A constant favourite of mine each year is the John Lewis Christmas advert and this year was no exception. The story follows a young girl’s quest to communicate with the lonely ‘man on the moon’ which she eventually succeeds in doing by sending him a telescope so that he may see her. It’s a heart-warming tale but the truth is that many people do spend Christmas without any presents and more importantly without any company. It may be difficult for us to imagine how that feels, but it’s a prospect many will face this year.
However, while some of us are unable to spend Christmas the way it ought to be spent, others open their hearts to provide the Christmas magic for others. Some charitable people don't stop at extending their generosity to just those who are dear to them, but to complete strangers.
Recently in New York a woman named Carol Suchman bought the entire stock of a toy shop and donated it to the homeless children of the city through various organisations.
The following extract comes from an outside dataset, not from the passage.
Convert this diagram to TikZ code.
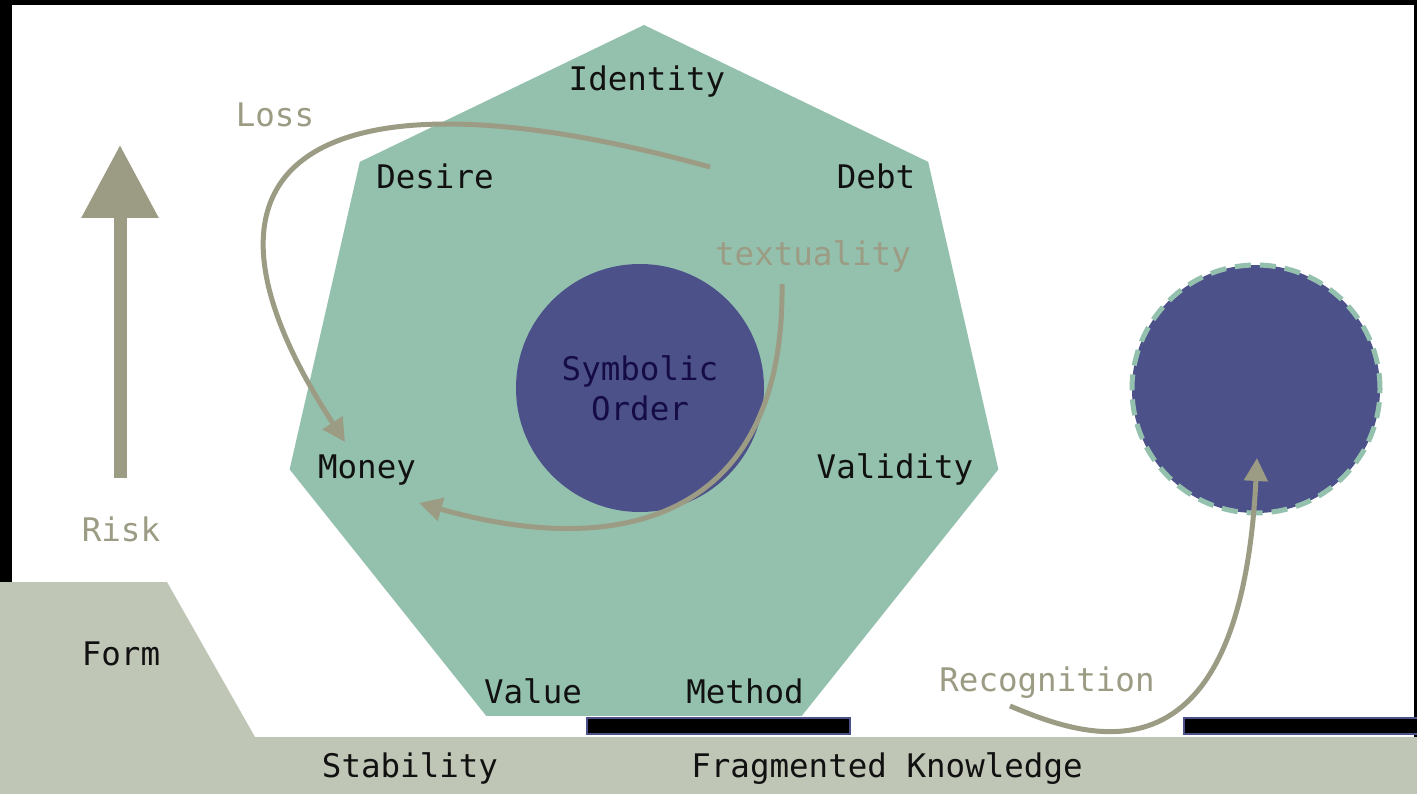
\documentclass[tikz,border=0pt]{standalone}
\usepackage{fontspec}
\setmainfont{DejaVu Sans Mono}
\usetikzlibrary{shapes.geometric,arrows.meta}
\definecolor{hept}{HTML}{94C1AD}
\definecolor{navy}{HTML}{4C518A}
\definecolor{arr}{HTML}{9C9B84}
\definecolor{band}{HTML}{C0C6B6}
\definecolor{symtext}{HTML}{160C45}
\definecolor{ink}{HTML}{111111}
\begin{document}
\begin{tikzpicture}[x=1pt,y=-1pt,
  lbl/.style={font=\fontsize{32.5}{39}\selectfont, text=ink, anchor=base, inner sep=0pt},
  glbl/.style={lbl, text=arr},
  flow/.style={draw=arr, line width=5pt, -{Triangle[length=23pt,width=23pt]}},
  bigflow/.style={draw=arr, line width=13pt, -{Triangle[length=73pt,width=74pt]}},
  bar/.style={fill=black, draw=navy, line width=1.5pt}]
\useasboundingbox (0,0) rectangle (1417,794);
% background
\fill[black] (0,0) rectangle (1417,794);
\fill[white] (12,5) rectangle (1414,737);
% ground band and form
\fill[band] (0,582) -- (167,582) -- (255,737) -- (1417,737) -- (1417,794) -- (0,794) -- cycle;
% heptagon
\node[regular polygon, regular polygon sides=7, minimum size=727pt, fill=hept, inner sep=0pt] (hept) at (644,388.5) {};
% central circle
\node[circle, minimum size=248pt, fill=navy, inner sep=0pt, align=center,
      font=\fontsize{32.5}{40}\selectfont, text=symtext] (sym) at (640,388) {Symbolic\\Order};
% recognition circle
\node[circle, minimum size=248pt, fill=navy, draw=hept, line width=5pt,
      dash pattern=on 16pt off 9pt, inner sep=0pt] (rec) at (1256,389) {};
% bars
\draw[bar] (587,718) rectangle (850,734);
\draw[bar] (1184,718) rectangle (1420,734);
% labels
\node[lbl] (identity) at (647,91) {Identity};
\node[lbl] (desire) at (435,189) {Desire};
\node[lbl] (debt) at (876,189) {Debt};
\node[glbl] (textuality) at (813,266) {textuality};
\node[lbl] (money) at (367,478) {Money};
\node[lbl] (validity) at (895,478) {Validity};
\node[lbl] (value) at (533,703) {Value};
\node[lbl] (method) at (745,703) {Method};
\node[glbl] (loss) at (275,127) {Loss};
\node[glbl] (risk) at (121,541) {Risk};
\node[lbl] (form) at (121,665) {Form};
\node[lbl] (stability) at (410,777) {Stability};
\node[lbl] (frag) at (887,777) {Fragmented Knowledge};
\node[glbl] (recog) at (1047,691) {Recognition};
% arrow end points
\coordinate (riskbot) at (120,478);
\coordinate (risktop) at (120,145);
\coordinate (lossstart) at (710,167);
\coordinate (losstip) at (345,442);
\coordinate (textstart) at (782,284);
\coordinate (texttip) at (419,503);
\coordinate (recstart) at (1010,706);
\coordinate (rectip) at (1257,458);
% arrows
\draw[bigflow] (riskbot) -- (risktop);
\draw[flow] (lossstart) .. controls (330,62) and (155,150) .. (losstip);
\draw[flow] (textstart) .. controls (785,520) and (620,560) .. (texttip);
\draw[flow] (recstart) .. controls (1080,735) and (1240,800) .. (rectip);
\end{tikzpicture}
\end{document}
Explaining her act of kindness, Carol said: “If it brings them some joy and they realise there are people looking out for them, then my job is done.”
There are also charities appealing for volunteers for the lonely and elderly this Christmas, including The Older Person’s Christmas Appeal which has been set up by a group of volunteers to cater for people who don’t receive social care support; the volunteers will be visiting the elderly to give them gifts and spend precious time with them.
Here in Queen's we have set up Christmas hampers for the homeless who currently live in temporary accommodation at the Save the Family charity. So this Christmas spare a thought for those who are less fortunate than yourself and better than that, go and do something about it; volunteer your time or donate some money and encapsulate the true Christmas of spirit.